Let $j : \mathbb C^* \to \mathbb C$ be the inclusion. Write $U = \mathbb C^*$ and $X = \mathbb C$. I want to calculate the cohomology groups $H^*(X,j_* L)$ where $L$ is a local system on $U$.
It is clear that $H^0 (X,j_* L)$ = $H^0(U,L)$ by definition. However I'm less sure about $H^1(X,j_*L)$.
Using the sequence $0 \to j_! L \to j_* L \to (j_*L)_0 \to 0 $ we see that $H^0(X,j_!L) = 0$ and deduce $H^1(X,j_!L) \cong H^1(X,j_*L)$. However it doesn't seem to help much.
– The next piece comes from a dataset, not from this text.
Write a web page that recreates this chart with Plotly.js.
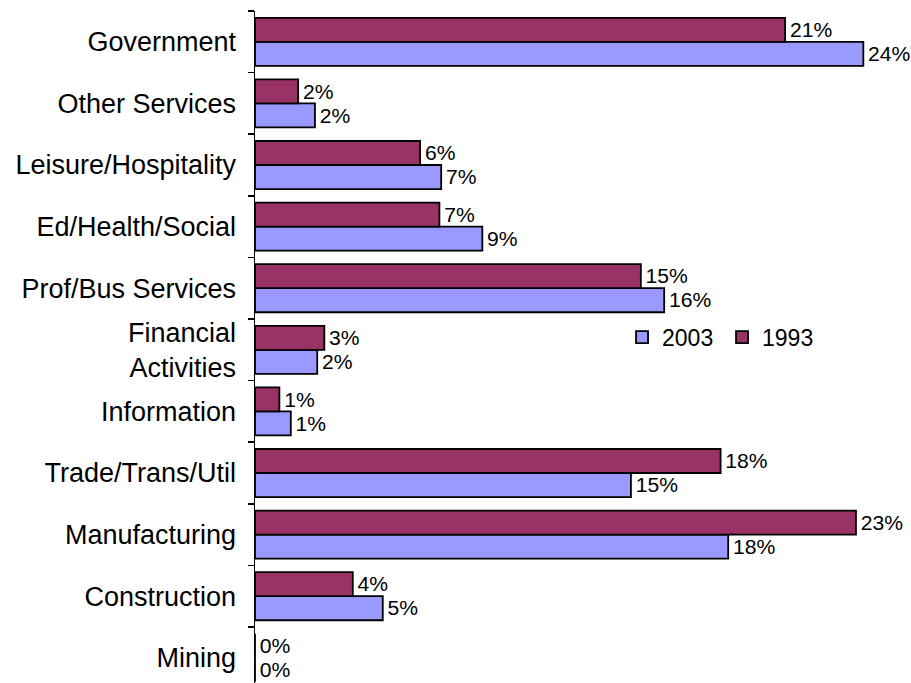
<!DOCTYPE html>
<html>
<head>
<meta charset="utf-8">
<script src="https://cdn.plot.ly/plotly-3.0.1.min.js"></script>
<style>html,body{margin:0;padding:0;background:#fff}#chart{width:911px;height:683px}</style>
</head>
<body>
<div id="chart"></div>
<script>
// Categories, bottom to top
const categories = ["Mining", "Construction", "Manufacturing", "Trade/Trans/Util", "Information",
  "Financial<br>Activities", "Prof/Bus Services", "Ed/Health/Social", "Leisure/Hospitality",
  "Other Services", "Government"];
// Share of employment (%)
const values2003 = [0, 5.03, 18.63, 14.80, 1.41, 2.45, 16.11, 8.95, 7.33, 2.36, 23.95];
const values1993 = [0, 3.85, 23.66, 18.33, 0.96, 2.73, 15.19, 7.26, 6.50, 1.70, 20.87];
// Printed data labels
const labels2003 = ["0%", "5%", "18%", "15%", "1%", "2%", "16%", "9%", "7%", "2%", "24%"];
const labels1993 = ["0%", "4%", "23%", "18%", "1%", "3%", "15%", "7%", "6%", "2%", "21%"];

const FONT = "Liberation Sans, Arial, sans-serif";

function barTrace(name, x, labels, color) {
  return {
    type: "bar", orientation: "h", name: name,
    y: categories, x: x, text: labels,
    texttemplate: "\u200A%{text}",
    textposition: "outside", cliponaxis: false, textangle: 0,
    textfont: {family: FONT, size: 22, color: "#000"},
    marker: {color: color, line: {color: "#000", width: 1.8}},
    hoverinfo: "skip"
  };
}

const traces = [
  barTrace("2003", values2003, labels2003, "#9999FF"),
  barTrace("1993", values1993, labels1993, "#993366")
];

const layout = {
  width: 911, height: 683,
  margin: {l: 255, r: 21, t: 11, b: 0, pad: 0},
  paper_bgcolor: "#fff", plot_bgcolor: "#fff",
  font: {family: FONT, color: "#000"},
  barmode: "group", bargap: 0.22, bargroupgap: 0,
  showlegend: true,
  legend: {
    orientation: "h", x: 0.578, xanchor: "left", y: 0.5145, yanchor: "middle",
    font: {family: FONT, size: 23, color: "#000"},
    entrywidth: 55,
    bgcolor: "rgba(0,0,0,0)", traceorder: "normal", itemclick: false
  },
  xaxis: {
    range: [0, 25], showgrid: false, zeroline: false, showline: false,
    showticklabels: false, ticks: ""
  },
  yaxis: {
    type: "category", range: [-0.409, 10.5],
    showline: true, linecolor: "#000", linewidth: 1.5,
    ticks: "outside", tickson: "boundaries", ticklen: 6, tickcolor: "#000", tickwidth: 1.5,
    tickfont: {family: FONT, size: 27, color: "#000"},
    ticklabelstandoff: 12,
    showgrid: false, zeroline: false
  }
};

Plotly.newPlot("chart", traces, layout, {staticPlot: true, displayModeBar: false});
</script>
</body>
</html>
Also I am not sure about a good cover to compute the cohomology. I feel the answer should be $H^1(U,L)$ but I can't see it unfortunately.
Edit : if I'm not mistaken, looking at the Leray spectral sequence shows that (as vector spaces) $H^1(U,L) \cong H^1(X,j_*L) \oplus H^0(X,R^1 j_* L)$. However an easy calculation gives $H^0(X,R^1 j_*L) \cong H^1(U,L)$ hence we must have $H^1(X,j_*L) = 0$ which really surprises me. I would love to see if someone agrees with my argument, and also have a more elementary argument to obtain the same result.